Movie: “School of Rock” dir. by Richard Linklater (2003)

My dad showed me this film for the first time at a family friend’s house and ever since then, it’s been an annual watch in our household. Jack Black puts on an epic performance as Dewey Finn, a burnt-out guitarist, who ventures over to an elite private school in desperate need of work. In doing so, he teaches the kids the ways of rock music in the hopes that he can create a band out of the adolescents. The musical references, dialogue, setting and characters all contribute to the overall feeling of the 2000s. Music lovers from all generations can find a common ground in this film. The storyline also explores the lack of emphasis people place on the arts and outlets for expression that don’t fit an intellectual framework. Many of the children’s parents were against their kid’s talents and desires to pursue music until they saw them perform at the end of the Battle of the Bands competition.

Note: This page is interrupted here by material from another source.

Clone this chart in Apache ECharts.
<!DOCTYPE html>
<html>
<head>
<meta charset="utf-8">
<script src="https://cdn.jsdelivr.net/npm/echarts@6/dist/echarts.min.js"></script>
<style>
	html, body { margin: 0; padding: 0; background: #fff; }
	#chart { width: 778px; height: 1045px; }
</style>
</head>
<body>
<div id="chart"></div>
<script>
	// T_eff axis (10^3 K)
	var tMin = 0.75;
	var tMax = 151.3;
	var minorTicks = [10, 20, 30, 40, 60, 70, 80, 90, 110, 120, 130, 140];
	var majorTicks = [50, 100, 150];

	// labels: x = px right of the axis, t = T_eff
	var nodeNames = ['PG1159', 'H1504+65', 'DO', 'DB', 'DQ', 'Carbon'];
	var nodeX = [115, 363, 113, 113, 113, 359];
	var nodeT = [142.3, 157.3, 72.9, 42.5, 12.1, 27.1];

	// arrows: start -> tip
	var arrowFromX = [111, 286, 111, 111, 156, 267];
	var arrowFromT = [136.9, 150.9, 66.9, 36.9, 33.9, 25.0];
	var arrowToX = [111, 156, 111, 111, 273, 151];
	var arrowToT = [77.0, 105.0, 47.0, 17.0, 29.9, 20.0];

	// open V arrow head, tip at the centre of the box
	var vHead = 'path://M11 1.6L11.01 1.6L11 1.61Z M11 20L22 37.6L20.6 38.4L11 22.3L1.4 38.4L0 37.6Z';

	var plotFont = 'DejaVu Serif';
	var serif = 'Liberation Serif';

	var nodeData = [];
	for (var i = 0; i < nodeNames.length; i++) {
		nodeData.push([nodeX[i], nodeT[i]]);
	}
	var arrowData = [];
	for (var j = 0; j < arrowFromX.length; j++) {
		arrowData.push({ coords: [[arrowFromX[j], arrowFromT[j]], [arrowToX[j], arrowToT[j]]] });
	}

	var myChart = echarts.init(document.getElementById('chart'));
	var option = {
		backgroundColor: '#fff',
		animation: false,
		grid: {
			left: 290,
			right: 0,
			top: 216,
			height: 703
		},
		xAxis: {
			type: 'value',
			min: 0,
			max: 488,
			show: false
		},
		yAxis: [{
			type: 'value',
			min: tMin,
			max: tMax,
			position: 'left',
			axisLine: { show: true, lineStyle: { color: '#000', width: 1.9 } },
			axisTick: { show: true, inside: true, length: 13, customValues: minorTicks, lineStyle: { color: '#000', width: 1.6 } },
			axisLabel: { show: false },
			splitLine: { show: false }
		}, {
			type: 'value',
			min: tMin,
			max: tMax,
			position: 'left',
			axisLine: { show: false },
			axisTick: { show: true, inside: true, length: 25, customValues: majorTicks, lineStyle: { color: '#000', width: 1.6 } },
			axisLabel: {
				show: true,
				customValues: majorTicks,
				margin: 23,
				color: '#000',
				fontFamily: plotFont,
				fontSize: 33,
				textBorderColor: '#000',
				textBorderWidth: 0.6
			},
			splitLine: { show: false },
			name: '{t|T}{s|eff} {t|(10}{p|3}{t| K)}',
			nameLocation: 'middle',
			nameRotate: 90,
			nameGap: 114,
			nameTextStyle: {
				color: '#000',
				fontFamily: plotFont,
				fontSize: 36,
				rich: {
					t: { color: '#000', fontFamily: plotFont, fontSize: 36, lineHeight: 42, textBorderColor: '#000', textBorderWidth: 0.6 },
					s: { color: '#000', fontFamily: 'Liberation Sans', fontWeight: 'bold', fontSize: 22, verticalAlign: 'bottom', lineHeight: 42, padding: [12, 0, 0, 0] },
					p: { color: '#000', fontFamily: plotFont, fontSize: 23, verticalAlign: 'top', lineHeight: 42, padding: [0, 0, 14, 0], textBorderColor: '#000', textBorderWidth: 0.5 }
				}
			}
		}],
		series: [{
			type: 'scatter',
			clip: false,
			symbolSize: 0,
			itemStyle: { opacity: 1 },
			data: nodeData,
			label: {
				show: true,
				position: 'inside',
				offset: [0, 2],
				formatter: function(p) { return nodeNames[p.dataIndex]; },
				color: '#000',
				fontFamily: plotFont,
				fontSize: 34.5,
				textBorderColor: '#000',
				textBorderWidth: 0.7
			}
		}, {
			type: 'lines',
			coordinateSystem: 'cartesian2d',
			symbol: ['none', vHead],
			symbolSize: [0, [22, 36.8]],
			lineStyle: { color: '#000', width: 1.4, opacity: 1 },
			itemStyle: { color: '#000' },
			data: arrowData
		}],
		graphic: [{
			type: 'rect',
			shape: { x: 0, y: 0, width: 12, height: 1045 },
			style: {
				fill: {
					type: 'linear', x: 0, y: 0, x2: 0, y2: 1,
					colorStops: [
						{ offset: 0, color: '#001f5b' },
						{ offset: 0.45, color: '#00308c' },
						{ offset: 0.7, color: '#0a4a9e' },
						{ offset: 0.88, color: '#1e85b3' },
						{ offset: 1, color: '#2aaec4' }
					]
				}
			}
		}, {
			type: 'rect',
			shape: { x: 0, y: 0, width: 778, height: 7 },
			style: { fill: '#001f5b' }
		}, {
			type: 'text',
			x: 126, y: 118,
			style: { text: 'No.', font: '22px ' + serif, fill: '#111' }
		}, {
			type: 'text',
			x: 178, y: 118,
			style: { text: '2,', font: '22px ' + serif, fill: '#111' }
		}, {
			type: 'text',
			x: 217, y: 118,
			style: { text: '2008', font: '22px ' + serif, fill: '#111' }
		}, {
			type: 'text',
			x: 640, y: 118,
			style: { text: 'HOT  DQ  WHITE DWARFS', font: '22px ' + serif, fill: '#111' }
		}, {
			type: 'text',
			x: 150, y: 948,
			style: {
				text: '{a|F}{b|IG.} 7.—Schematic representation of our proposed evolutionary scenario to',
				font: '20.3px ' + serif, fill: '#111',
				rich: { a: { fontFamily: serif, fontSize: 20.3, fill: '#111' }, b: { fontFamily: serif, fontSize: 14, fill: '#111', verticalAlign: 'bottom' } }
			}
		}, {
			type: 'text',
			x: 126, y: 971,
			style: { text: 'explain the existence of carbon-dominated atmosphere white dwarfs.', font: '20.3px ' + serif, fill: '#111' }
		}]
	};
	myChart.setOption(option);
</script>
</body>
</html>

Black’s character manages to spot the talent in the classroom and the potential his students have in the music industry. There is no harm in being reminded of this every so often, as I’m sure many kids have dealt with a lack of support in pursuing their passions. The film reminds us that even through an unconventional route, there are still lessons to be learned and opportunities that await us outside of what is expected of us. 

 

T.V. Show: “Adventure Time” (2010)

Talk about nostalgia! Adventure Time was one of my favorite shows growing up and I make an effort to keep it on my watchlist today. The show follows best friends, Finn the Human and Jake the Dog, on their adventures in the Land of Ooo. They face evil, mainly from the wrath of the Ice King, and also interact with many of the show’s other characters like Princess Bubblegum and Marceline to name a few. The light but engaging plotline is a nice break from the harsh realities that a lot of live shows bring to life. The world that Pendelton Ward has created is an environment where fantasy elements are brought to life in a normalized way, due in part to the humor and dialogue. Even though Finn and Jake end up in extremely bizarre situations with strange creatures, they always learn lessons that are relevant in both worlds (the imaginary and the real). It’s extremely therapeutic to watch these shows that as a kid, were just visually stimulating. Having the ability to rewatch and take in the messages from the show is healing for the inner child. I have been protecting my piece by bringing this show. 

 

Song: “I am Free” by Tash Sultana (2021)

Tash Sultana approaches music with an experimental approach, layering sounds and instruments to create beautiful melodies. This song in particular is one of my favorites because the tune creates a state of relaxation for the listener. Strings layer onto sounds of ocean waves and in the main part of the chorus, all of the vocals sink with different pitches creating a song that sounds spiritual. The message also works in tandem with the instruments to evoke that feeling of how we oftentimes get wrapped up in the chaos that a lot of the world creates, but also how that wasn’t the original intention. Sultana writes, “..And you don’t need money to be happy, No, you can just be free. I am free.” It’s a simple, short, but sweet message to have buzzing in your ears. There is an acknowledgment of fame and wealth not so much being a source of happiness, but rather a pressure to achieve it. Once you realize that these pressures only bear more stress than fulfillment, you realize that true happiness lies in having the power to be an individual. In its entirety, the song is quite personal to me and I encourage you to give it a listen.